It was an historic fire year across the Western United States and the Flathead Hotshots were in the thick of it once again.
The Hotshots just wrapped up their 51st fire season. All told, they went to 22 blazes, the latest was close to home — mopping up the still smoldering Sprague Fire in Glacier National Park. That’s more fires than usual — on average, they go to about 14 fires a year.
The team spends a lot of time on the road and in the woods a long ways from home. They went to a whopping nine fires in the first 14 days this year, following the fire season as it moved across the country.
This year was an historic summer, with well over 1 million acres burning in Montana alone.
Local fire managers said they saw fire behavior like they’ve never seen before.
The hotshots? Not so much.
“We see extreme fire behavior everywhere,” noted superintendent Shawn Borgen. This summer in Montana did come with some difficult blazes, for sure.
“We had fires burning at night with more intensity than in the daytime,” he noted.
The toughest blaze of the season they were on was the Sliderock Fire in the Sapphire Complex down in the Bitterroot.
“It wouldn’t stay in the box,” said squad leader Matt Delaney. The fire was burning in steep, challenging, terrain and kept jumping the lines, he noted.
The Sliderock Fire would end up being the smallest of the blazes in that complex, at a little more than 900 acres.
But fires are fires, big or small, and when called into service, the crew goes at it hard.
Hotshot crews in general have at least a couple of years of firefighting experience under their belts, with experience at the district level or on initial attack. They see an awful lot of incidents in the course of a season. In six months, the crew will rack up a whopping 900 hours of overtime on average. That’s a full year’s worth of work crammed into six months. They work 14 days on, with busy fire days running 14 to 16 hours a day. After a 14-day stint, they get two days off, and then they’re back at it again.

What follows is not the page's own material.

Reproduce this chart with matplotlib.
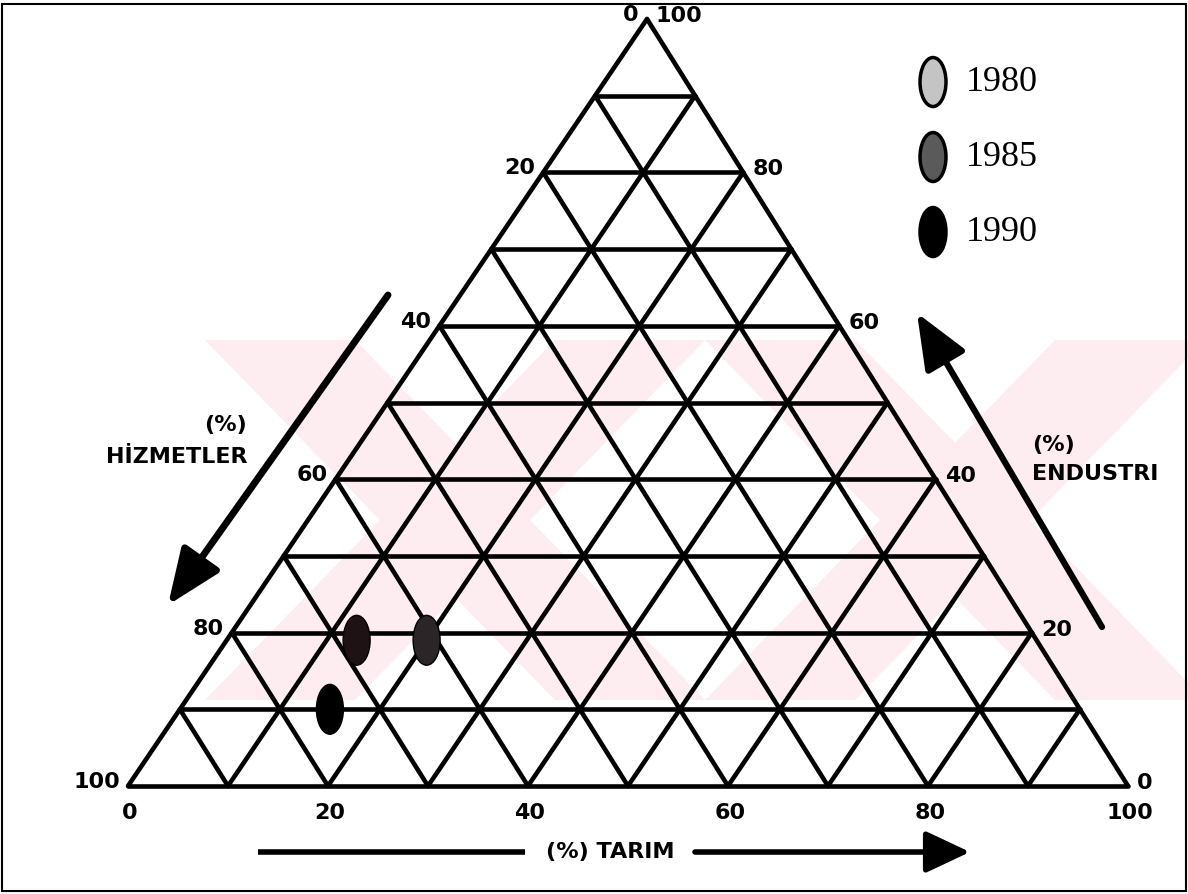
import numpy as np
import matplotlib.pyplot as plt
from matplotlib.patches import Ellipse, Polygon, Rectangle

# yuzde degerleri (tarim, endustri, hizmetler)
years = ['1980', '1985', '1990']
tarim = [20, 13, 15]
endustri = [19, 19, 10]
hizmetler = [61, 68, 75]

tick_values = [0, 20, 40, 60, 80, 100]
grid_steps = list(range(0, 101, 10))

point_colors = ['#2b2527', '#1e1214', '#000000']
legend_colors = ['#c4c4c4', '#5a5a5a', '#000000']

APEX_X = 0.519   # tepe noktasi tam ortada degil


def to_xy(t, i):
    t = np.asarray(t, dtype=float) / 100.0
    i = np.asarray(i, dtype=float) / 100.0
    return t + APEX_X * i, i


def px(x, y):
    # figur pikselinden eksen koordinatina (sadece susleme icin)
    return (x - 128) / 1000.0, (786 - y) / 767.0


fig = plt.figure(figsize=(11.88, 8.94), dpi=100)
ax = fig.add_axes([0, 0, 1, 1])
ax.set_xlim(-0.128, 1.060)
ax.set_ylim(-0.1408, 1.0248)
ax.axis('off')

# soluk pembe filigran
wm = '#fdedf0'
for cx in [455, 955]:
    w = 150
    arm1 = [px(cx - 250, 340), px(cx - 250 + w, 340), px(cx + 250, 700), px(cx + 250 - w, 700)]
    arm2 = [px(cx + 250 - w, 340), px(cx + 250, 340), px(cx - 250 + w, 700), px(cx - 250, 700)]
    for arm in (arm1, arm2):
        ax.add_patch(Polygon(arm, closed=True, facecolor=wm, edgecolor='none', zorder=0))

# ucgen izgara
lw = 3.3
for k in grid_steps:
    if k == 100:
        continue
    x0, y0 = to_xy(0, k)
    x1, y1 = to_xy(100 - k, k)
    ax.plot([x0, x1], [y0, y1], color='black', lw=lw, solid_capstyle='round', zorder=2)
    x0, y0 = to_xy(k, 0)
    x1, y1 = to_xy(k, 100 - k)
    ax.plot([x0, x1], [y0, y1], color='black', lw=lw, solid_capstyle='round', zorder=2)
    x0, y0 = to_xy(100 - k, 0)
    x1, y1 = to_xy(0, 100 - k)
    ax.plot([x0, x1], [y0, y1], color='black', lw=lw, solid_capstyle='round', zorder=2)

lab = dict(fontsize=16, family='DejaVu Sans', fontweight='bold', color='black')

# sol eksen: hizmetler
for v in tick_values:
    x, y = to_xy(0, 100 - v)
    ax.annotate(str(v), (x, y), xytext=(-8, 4), textcoords='offset pixels',
                ha='right', va='center', **lab)
# sag eksen: endustri
for v in tick_values:
    x, y = to_xy(100 - v, v)
    ax.annotate(str(v), (x, y), xytext=(9, 3), textcoords='offset pixels',
                ha='left', va='center', **lab)
# alt eksen: tarim
for v in tick_values:
    x, y = to_xy(v, 0)
    ax.annotate(str(v), (x, y), xytext=(2, -27), textcoords='offset pixels',
                ha='center', va='center', **lab)

# veri noktalari
for yr, t, i, c in zip(years, tarim, endustri, point_colors):
    x, y = to_xy(t, i)
    ax.add_patch(Ellipse((x, y), 0.027, 0.065, facecolor=c, edgecolor='black',
                         lw=1, zorder=4))

# eksen oklari
ax.annotate('', xy=px(168, 605), xytext=px(388, 295),
            arrowprops=dict(arrowstyle='-|>,head_length=0.85,head_width=0.35',
                            lw=5, color='black', mutation_scale=40,
                            shrinkA=0, shrinkB=0))
ax.annotate('', xy=px(917, 313), xytext=px(1102, 627),
            arrowprops=dict(arrowstyle='-|>,head_length=0.85,head_width=0.35',
                            lw=4.5, color='black', mutation_scale=40,
                            shrinkA=0, shrinkB=0))
ax.plot(*zip(px(258, 852), px(525, 852)), color='black', lw=4, solid_capstyle='butt')
ax.annotate('', xy=px(970, 852), xytext=px(695, 852),
            arrowprops=dict(arrowstyle='-|>,head_length=0.85,head_width=0.4',
                            lw=4, color='black', mutation_scale=32,
                            shrinkA=0, shrinkB=0))

ax.text(*px(247, 425), '(%)', ha='right', va='center', **lab)
ax.text(*px(248, 457), 'HİZMETLER', ha='right', va='center', **lab)
ax.text(*px(1032, 445), '(%)', ha='left', va='center', **lab)
ax.text(*px(1032, 474), 'ENDUSTRI', ha='left', va='center', **lab)
ax.text(*px(610, 852), '(%) TARIM', ha='center', va='center', **lab)

# lejant
for k, (yr, c) in enumerate(zip(years, legend_colors)):
    cy = 82 + k * 75
    ax.add_patch(Ellipse(px(933, cy), 0.026, 49 / 767.0, facecolor=c,
                         edgecolor='black', lw=2.5, zorder=4))
    ax.text(*px(966, cy), yr, ha='left', va='center', fontsize=26,
            family='Liberation Serif')

# cerceve
fig.patches.append(Rectangle((2 / 1188, 3 / 894), 1184 / 1188, 887 / 894,
                             transform=fig.transFigure, fill=False,
                             edgecolor='black', lw=1.5))

fig.savefig('out.png', dpi=100)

“It’s not that we do anything special,” Borgen noted. “We just do it with a much higher frequency ... If it burns, we go.”
There’s more than 100 hot shot crews in nationwide, with the average age of a crew member in the 20s.
The Flathead crew is older, more experienced, with more than a few in the 30s and older. They’re professionals and get the job done, but they’re not as militaristic as some other crews, they noted in a recent interview.
Joan Schumacher, for example, has been fighting fires, primarily as a Hotshot, since 1992.
There’s a general camaraderie among the crew. They get along, and it shows.
“We don’t sweat the small stuff,” noted member Jim Vanice.
The work is grueling at times, but rewarding. They lug around a lot of gear. An average pack runs from 60 to 80 pounds. Imagine taking all the stuff you’d need to go camping with for several days, and then add all the stuff to fight a fire, including a heavy hand tool or chain saw, a fire shelter, 24 hours worth of food, batteries, tape, compass, a radio, headlamps, GPS, toilet paper and water — lots of it — upwards of two gallons per person. That’s 16 pounds of water.
They sometimes take tents, but often don’t sleep in them. It’s just another thing that has to be broken down in the morning. So they often sleep under tarps.
“Sometimes you get a bug in your ear,” Borgen noted.
And it stays there the whole summer.
Danny Bondurant is one of the crew’s sawyers. His pack also contains a 30-pound chainsaw with a 28-inch bar.
He cuts down trees to build a fire line, while the crews dig and clear line behind him.
It’s dangerous, but rewarding work.
“It’s satisfying to look back and see a piece of line,” he said.
The role of Hotshots has evolved over the years. They don’t just go to fires. Today they go to hurricanes, search and rescues, and other natural disasters. Several of them are trained Emergency Medical Technicians.
But it can be tough to maintain a relationship or marriage, as they’re gone for six months out of the year.
“It’s all on my wife,” said Hotshot Tracey Simonson. “She’s running the household when I’m gone. I can’t do the job without her help.”
Simonson and his wife have a young child and another one on the way.
Being a Hotshot is a badge of honor.
None of them can imagine going back to a 9 to 5 gig.
“This crew represents a cross section of what the Flathead Valley is,” Borgen said. “We go across the country and crush it.”